=== BRIEF ===
Go through the records and show each line where the word "document" occurs.
<<<<
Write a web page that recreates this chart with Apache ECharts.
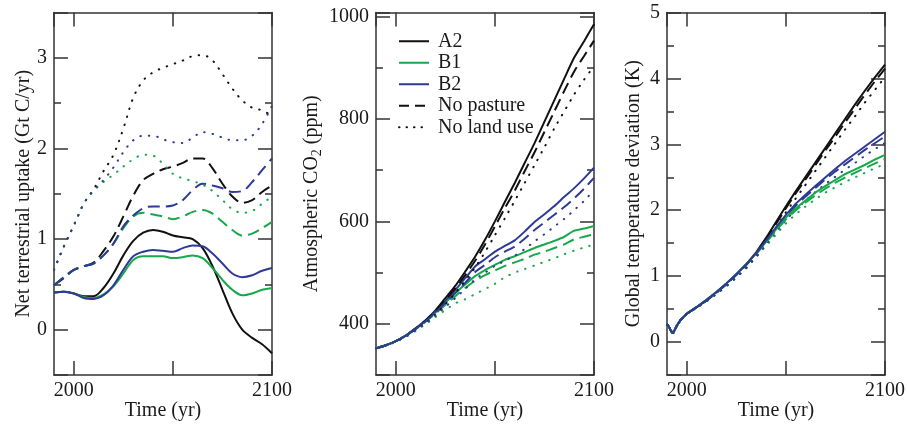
<!DOCTYPE html>
<html>
<head>
<meta charset="utf-8">
<script src="https://cdn.jsdelivr.net/npm/echarts@6/dist/echarts.min.js"></script>
<style>
html,body{margin:0;padding:0;background:#fff;}
#chart{width:907px;height:424px;}
</style>
</head>
<body>
<div id="chart"></div>
<script>
// ---------- data ----------
const years = [1990,1995,2000,2005,2010,2015,2020,2025,2030,2035,2040,2045,2050,2055,2060,2065,2070,2075,2080,2085,2090,2095,2100];
const tempYears = [1990,1991,1992,1993,1994,1995,1997,2000,2005,2010,2015,2020,2025,2030,2035,2040,2045,2050,2055,2060,2065,2070,2075,2080,2085,2090,2095,2100];
const xTickLabels = [2000, 2100];
const legendNames = ['A2','B1','B2','No pasture','No land use'];

// Panel 1: net terrestrial uptake (Gt C/yr)
const uptakeA2          = [0.41,0.42,0.40,0.37,0.37,0.46,0.62,0.82,0.98,1.07,1.10,1.08,1.04,1.02,1.00,0.90,0.70,0.44,0.18,0.00,-0.09,-0.16,-0.26];
const uptakeB1          = [0.41,0.42,0.40,0.36,0.35,0.39,0.48,0.62,0.77,0.81,0.81,0.81,0.79,0.80,0.82,0.79,0.68,0.55,0.44,0.38,0.40,0.44,0.46];
const uptakeB2          = [0.41,0.42,0.40,0.35,0.34,0.38,0.49,0.66,0.81,0.86,0.88,0.87,0.86,0.90,0.93,0.92,0.84,0.73,0.62,0.58,0.60,0.65,0.68];
const uptakeA2NoPasture = [0.49,0.57,0.66,0.70,0.74,0.87,1.03,1.25,1.48,1.65,1.72,1.77,1.80,1.84,1.89,1.89,1.78,1.61,1.47,1.40,1.43,1.52,1.59];
const uptakeB1NoPasture = [0.49,0.58,0.66,0.70,0.73,0.82,0.95,1.12,1.25,1.29,1.27,1.25,1.22,1.25,1.30,1.32,1.28,1.19,1.10,1.04,1.06,1.12,1.19];
const uptakeB2NoPasture = [0.49,0.58,0.66,0.70,0.73,0.82,0.95,1.14,1.26,1.34,1.36,1.36,1.37,1.43,1.54,1.61,1.59,1.56,1.52,1.53,1.63,1.76,1.89];
const uptakeA2NoLand    = [0.66,0.92,1.15,1.39,1.55,1.75,1.93,2.22,2.56,2.75,2.84,2.89,2.93,2.97,3.02,3.03,2.97,2.82,2.66,2.53,2.45,2.42,2.36];
const uptakeB1NoLand    = [0.66,0.92,1.15,1.39,1.53,1.63,1.71,1.80,1.88,1.93,1.92,1.83,1.72,1.67,1.64,1.60,1.53,1.43,1.33,1.29,1.31,1.39,1.47];
const uptakeB2NoLand    = [0.66,0.92,1.15,1.39,1.54,1.65,1.79,1.96,2.09,2.14,2.14,2.10,2.07,2.06,2.12,2.18,2.16,2.12,2.09,2.09,2.14,2.27,2.47];

// Panel 2: atmospheric CO2 (ppm)
const co2A2          = [352,358,366,377,391,407,426,450,474,502,531,564,600,638,675,714,753,795,837,879,920,952,985];
const co2B1          = [352,358,366,377,390,405,422,441,460,477,493,505,515,525,532,540,548,555,562,570,582,586,591];
const co2B2          = [352,358,366,377,390,406,424,445,466,489,512,526,541,552,563,580,599,614,630,648,665,684,705];
const co2A2NoPasture = [352,358,366,377,391,406,424,446,469,495,523,555,590,626,660,698,735,775,815,855,893,923,953];
const co2B1NoPasture = [352,358,366,377,390,404,420,437,454,470,484,495,504,513,520,527,535,541,548,555,565,570,575];
const co2B2NoPasture = [352,358,366,377,390,405,422,441,460,480,501,515,530,541,551,566,583,598,613,628,645,664,685];
const co2A2NoLand    = [352,358,365,375,387,401,418,438,460,484,510,540,573,606,640,675,710,745,782,815,848,877,903];
const co2B1NoLand    = [352,358,365,375,386,399,413,427,440,448,458,468,478,491,500,507,514,521,528,536,543,549,555];
const co2B2NoLand    = [352,358,365,375,387,401,416,433,450,468,487,500,513,523,533,546,561,575,590,605,622,640,661];

// Panel 3: global temperature deviation (K)
const tempA2          = [0.27,0.23,0.17,0.13,0.19,0.25,0.34,0.43,0.53,0.64,0.76,0.89,1.03,1.18,1.36,1.58,1.82,2.06,2.29,2.51,2.73,2.95,3.17,3.39,3.61,3.82,4.02,4.21];
const tempB1          = [0.27,0.23,0.17,0.13,0.19,0.25,0.34,0.43,0.53,0.64,0.76,0.89,1.03,1.18,1.35,1.52,1.71,1.89,2.03,2.15,2.27,2.37,2.46,2.55,2.62,2.69,2.77,2.84];
const tempB2          = [0.27,0.23,0.17,0.13,0.19,0.25,0.34,0.43,0.53,0.64,0.76,0.89,1.03,1.18,1.35,1.54,1.74,1.93,2.10,2.24,2.37,2.50,2.63,2.75,2.86,2.97,3.08,3.19];
const tempA2NoPasture = [0.27,0.23,0.17,0.13,0.19,0.25,0.34,0.43,0.53,0.63,0.75,0.88,1.02,1.17,1.34,1.56,1.79,2.03,2.26,2.47,2.69,2.91,3.12,3.34,3.55,3.76,3.96,4.15];
const tempB1NoPasture = [0.27,0.23,0.17,0.13,0.19,0.25,0.34,0.43,0.53,0.63,0.75,0.88,1.02,1.17,1.34,1.51,1.69,1.86,2.00,2.12,2.23,2.33,2.42,2.50,2.57,2.64,2.71,2.78];
const tempB2NoPasture = [0.27,0.23,0.17,0.13,0.19,0.25,0.34,0.43,0.53,0.63,0.75,0.88,1.02,1.17,1.34,1.53,1.72,1.90,2.07,2.21,2.34,2.47,2.59,2.70,2.81,2.92,3.02,3.12];
const tempA2NoLand    = [0.27,0.23,0.17,0.13,0.19,0.25,0.34,0.43,0.52,0.62,0.73,0.85,0.98,1.13,1.30,1.50,1.73,1.97,2.18,2.39,2.60,2.81,3.02,3.23,3.43,3.64,3.83,4.02];
const tempB1NoLand    = [0.27,0.23,0.17,0.13,0.19,0.25,0.34,0.43,0.52,0.62,0.73,0.85,0.98,1.12,1.29,1.46,1.63,1.80,1.94,2.06,2.17,2.27,2.35,2.43,2.50,2.57,2.64,2.70];
const tempB2NoLand    = [0.27,0.23,0.17,0.13,0.19,0.25,0.34,0.43,0.52,0.62,0.73,0.85,0.98,1.12,1.29,1.48,1.67,1.85,2.01,2.15,2.28,2.40,2.51,2.62,2.72,2.83,2.93,3.02];

// ---------- styling ----------
const FONT = "'Liberation Serif','Times New Roman',serif";
const TXT = '#1a1a1a';
const FRAME = '#333';
const BLACK = '#111111', GREEN = '#17a84b', BLUE = '#2e3a96';
const DASH = [12, 6], DOT = [0.5, 8];

const grids = [
  {left: 54,  right: 635, top: 12.5, bottom: 49, containLabel: false, outerBoundsMode: 'none'},
  {left: 376, right: 313, top: 12.5, bottom: 49, containLabel: false, outerBoundsMode: 'none'},
  {left: 667, right: 22,  top: 12.5, bottom: 49, containLabel: false, outerBoundsMode: 'none'}
];

function lineSty(){ return {color: FRAME, width: 1.5}; }

function xAxesFor(gi){
  const base = {
    type: 'value', gridIndex: gi, min: 1990, max: 2100,
    minInterval: 50, maxInterval: 50,
    splitLine: {show: false},
    axisLine: {show: true, onZero: false, lineStyle: lineSty()},
    axisTick: {show: true, inside: true, length: 14, lineStyle: lineSty()}
  };
  return [
    Object.assign({}, base, {
      position: 'bottom',
      name: 'Time (yr)', nameLocation: 'middle', nameGap: 26, nameMoveOverlap: false,
      nameTextStyle: {fontFamily: FONT, fontSize: 20, color: TXT},
      axisLabel: {show: true, margin: 6, fontFamily: FONT, fontSize: 20, color: TXT,
        showMinLabel: false, showMaxLabel: true,
        formatter: v => xTickLabels.indexOf(v) >= 0 ? String(v) : ''}
    }),
    Object.assign({}, base, {position: 'top', axisLabel: {show: false}})
  ];
}

function yAxesFor(gi, min, max, step, name, nameGap, showMax, rich){
  const base = {
    type: 'value', gridIndex: gi, min: min, max: max,
    minInterval: step, maxInterval: step,
    splitLine: {show: false},
    axisLine: {show: true, onZero: false, lineStyle: lineSty()},
    axisTick: {show: true, inside: true, length: 14, lineStyle: lineSty()},
    minorTick: {show: true, splitNumber: 2, length: 7, lineStyle: lineSty()},
    minorSplitLine: {show: false}
  };
  const nts = {fontFamily: FONT, fontSize: 20, color: TXT, lineHeight: 24};
  if (rich) nts.rich = rich;
  return [
    Object.assign({}, base, {
      position: 'left',
      name: name, nameLocation: 'middle', nameGap: nameGap, nameMoveOverlap: false,
      nameTextStyle: nts,
      axisLabel: {show: true, margin: 7, fontFamily: FONT, fontSize: 20, color: TXT,
        showMinLabel: false, showMaxLabel: showMax,
        formatter: v => String(v)}
    }),
    Object.assign({}, base, {position: 'right', axisLabel: {show: false}})
  ];
}

const subRich = {
  s: {fontFamily: FONT, fontSize: 14, lineHeight: 14, verticalAlign: 'bottom', color: TXT}
};

const xAxis = [].concat(xAxesFor(0), xAxesFor(1), xAxesFor(2));
const yAxis = [].concat(
  yAxesFor(0, -0.5, 3.5, 1, 'Net terrestrial uptake (Gt C/yr)', 18, false),
  yAxesFor(1, 300, 1008, 200, 'Atmospheric CO{s|2} (ppm)', 52, false, subRich),
  yAxesFor(2, -0.5, 5, 1, 'Global temperature deviation (K)', 21, true)
);

function mk(name, gi, xs, ys, color, dash, smooth){
  return {
    name: name, type: 'line', xAxisIndex: gi*2, yAxisIndex: gi*2,
    data: xs.map((x, i) => [x, ys[i]]),
    symbol: 'none', showSymbol: false, smooth: smooth, silent: true,
    lineStyle: {color: color, width: 2, type: dash || 'solid', cap: dash === DOT ? 'round' : 'butt'},
    itemStyle: {color: color},
    emphasis: {disabled: true}
  };
}

const series = [
  mk('A2', 0, years, uptakeA2, BLACK, null, 0.35),
  mk('B1', 0, years, uptakeB1, GREEN, null, 0.35),
  mk('B2', 0, years, uptakeB2, BLUE, null, 0.35),
  mk('No pasture', 0, years, uptakeA2NoPasture, BLACK, DASH, 0.35),
  mk('No land use', 0, years, uptakeA2NoLand, BLACK, DOT, 0.35),
  mk('B1 np 1', 0, years, uptakeB1NoPasture, GREEN, DASH, 0.35),
  mk('B2 np 1', 0, years, uptakeB2NoPasture, BLUE, DASH, 0.35),
  mk('B1 nl 1', 0, years, uptakeB1NoLand, GREEN, DOT, 0.35),
  mk('B2 nl 1', 0, years, uptakeB2NoLand, BLUE, DOT, 0.35),

  mk('A2 co2', 1, years, co2A2, BLACK, null, 0.2),
  mk('B1 co2', 1, years, co2B1, GREEN, null, 0.2),
  mk('B2 co2', 1, years, co2B2, BLUE, null, 0.2),
  mk('A2 np 2', 1, years, co2A2NoPasture, BLACK, DASH, 0.2),
  mk('B1 np 2', 1, years, co2B1NoPasture, GREEN, DASH, 0.2),
  mk('B2 np 2', 1, years, co2B2NoPasture, BLUE, DASH, 0.2),
  mk('A2 nl 2', 1, years, co2A2NoLand, BLACK, DOT, 0.2),
  mk('B1 nl 2', 1, years, co2B1NoLand, GREEN, DOT, 0.2),
  mk('B2 nl 2', 1, years, co2B2NoLand, BLUE, DOT, 0.2),

  mk('A2 nl 3', 2, tempYears, tempA2NoLand, BLACK, DOT, false),
  mk('B1 nl 3', 2, tempYears, tempB1NoLand, GREEN, DOT, false),
  mk('B2 nl 3', 2, tempYears, tempB2NoLand, BLUE, DOT, false),
  mk('A2 np 3', 2, tempYears, tempA2NoPasture, BLACK, DASH, false),
  mk('B1 np 3', 2, tempYears, tempB1NoPasture, GREEN, DASH, false),
  mk('B2 np 3', 2, tempYears, tempB2NoPasture, BLUE, DASH, false),
  mk('A2 t', 2, tempYears, tempA2, BLACK, null, false),
  mk('B1 t', 2, tempYears, tempB1, GREEN, null, false),
  mk('B2 t', 2, tempYears, tempB2, BLUE, null, false)
];

const legendLineTypes = {'A2': 'solid', 'B1': 'solid', 'B2': 'solid', 'No pasture': [10, 6], 'No land use': [0.5, 7]};
const legendColors = {'A2': BLACK, 'B1': GREEN, 'B2': BLUE, 'No pasture': BLACK, 'No land use': BLACK};

const chart = echarts.init(document.getElementById('chart'), null, {renderer: 'canvas'});
chart.setOption({
  backgroundColor: '#fff',
  animation: false,
  grid: grids,
  xAxis: xAxis,
  yAxis: yAxis,
  legend: {
    data: legendNames.map(n => ({
      name: n,
      itemStyle: {color: 'rgba(0,0,0,0)', borderWidth: 0, opacity: 0},
      lineStyle: {color: legendColors[n], width: 2, type: legendLineTypes[n],
        cap: n === 'No land use' ? 'round' : 'butt', opacity: 1}
    })),
    orient: 'vertical',
    left: 393, top: 26,
    itemWidth: 30, itemHeight: 12, itemGap: 1,
    selectedMode: false,
    itemStyle: {color: 'rgba(0,0,0,0)', borderWidth: 0},
    textStyle: {fontFamily: FONT, fontSize: 20, color: TXT, lineHeight: 20.5, padding: [0, 0, 0, 4]}
  },
  series: series
});
</script>
</body>
</html>
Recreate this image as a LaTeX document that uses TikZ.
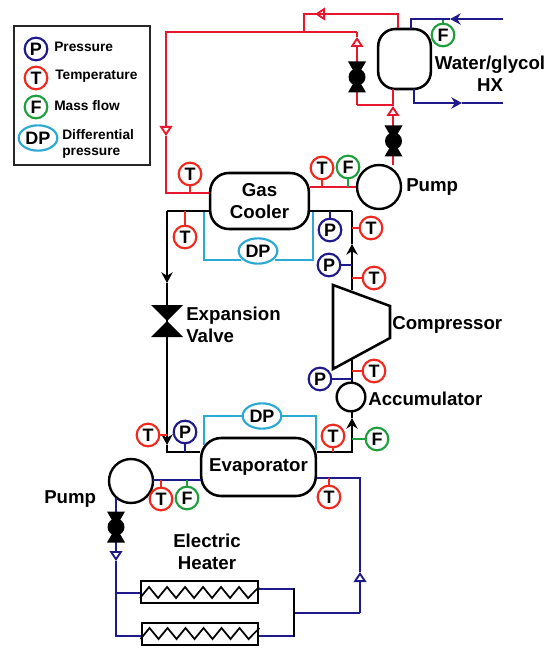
>>>>
=== TASK ANSWER ===
const chart = echarts.init(document.getElementById('chart'), null, {renderer: 'canvas'});
Recreate this image as a LaTeX document that uses TikZ.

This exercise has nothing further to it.